Don’t mess with Texas!
In Nueces County, Texas, MERS will be going to trial because, according to a Bloomberg article:
“The county alleges that properties bundled into mortgage securities may have traded dozens of times within the MERS system without the county being notified of any change in ownership.“
That is the EXACT problem with MERS. Not only is the county notified of change in ownership, the homeowner is not notified of change in ownership. MERS is like a game of musical chairs for banks: while the homeowner’s monthly payments are coming in, the note changes hands multiple times-without the county or homeowner knowing of this hand-changing–and when the music (payments) stops, MERS is always able to find a chair because supposedly MERS can purport to be the nominee/agent of ANY bank. So no bank can ever lose at musical chairs, because MERS is their “ghost man” they can put in whatever chair they need to put him in, even if no bank is an actual creditor and shouldn’t still be playing the game.

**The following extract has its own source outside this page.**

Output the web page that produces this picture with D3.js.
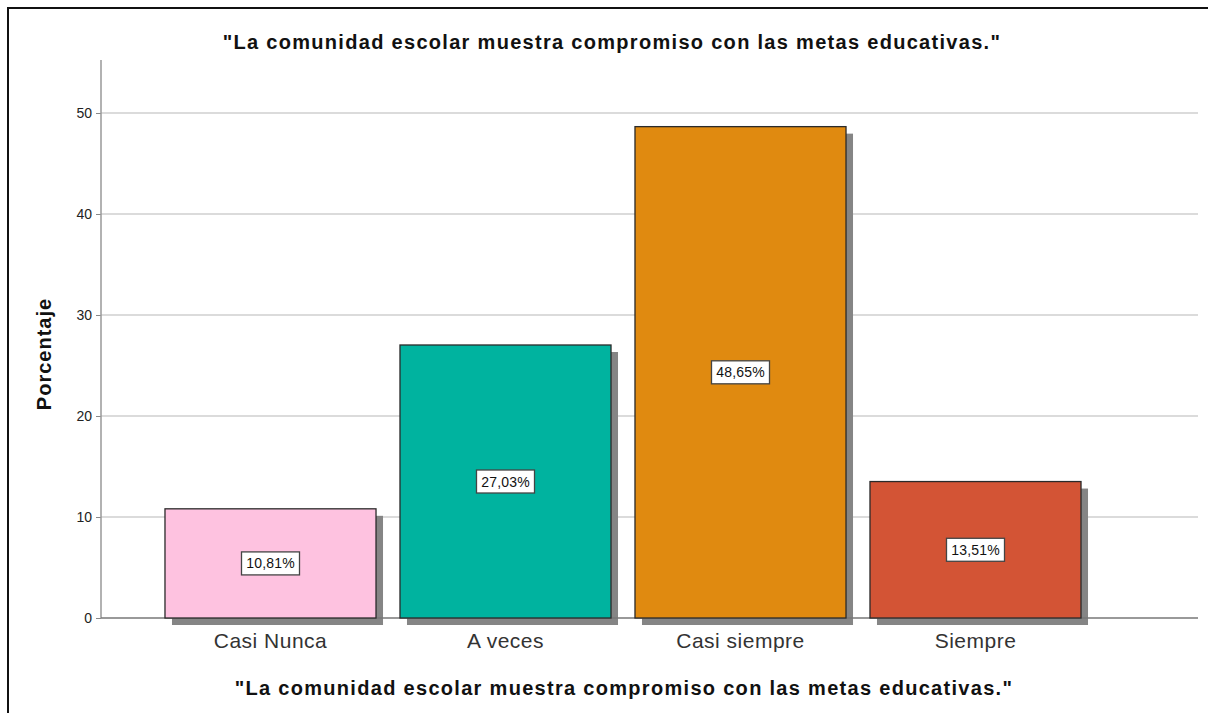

MERS is about opacity, not transparency
However, this little scheme is not the point of recording ownership with the county recorder. The point of recording ownership is so that the public–i.e., the county, the homeowner, the courts, any interested party–can always know who really owns what property. The banks of course, do not want this sort of transparency, because if there was such transparency, the whole securitization Ponzi scheme would be revealed for what it is, i.e., a complete con game. So the very business model of MERS certainly goes against the spirit of recording laws, even though it may adhere (however tenuously) to the letter of the law. The judge recognized this:
“‘This court cannot simply bend the laws of Texas to fit the MERS system, no matter how ubiquitous it has become,’ Ramos said. She rejected the bank’s argument that she should ‘turn a blind eye to the fact this process does not comply with the law’ because MERS is involved in 50 percent of the county’s residential mortgages.”
Ah–the cracks are appearing in the “too big too fail” dam that is holding back a reservoir of fraud!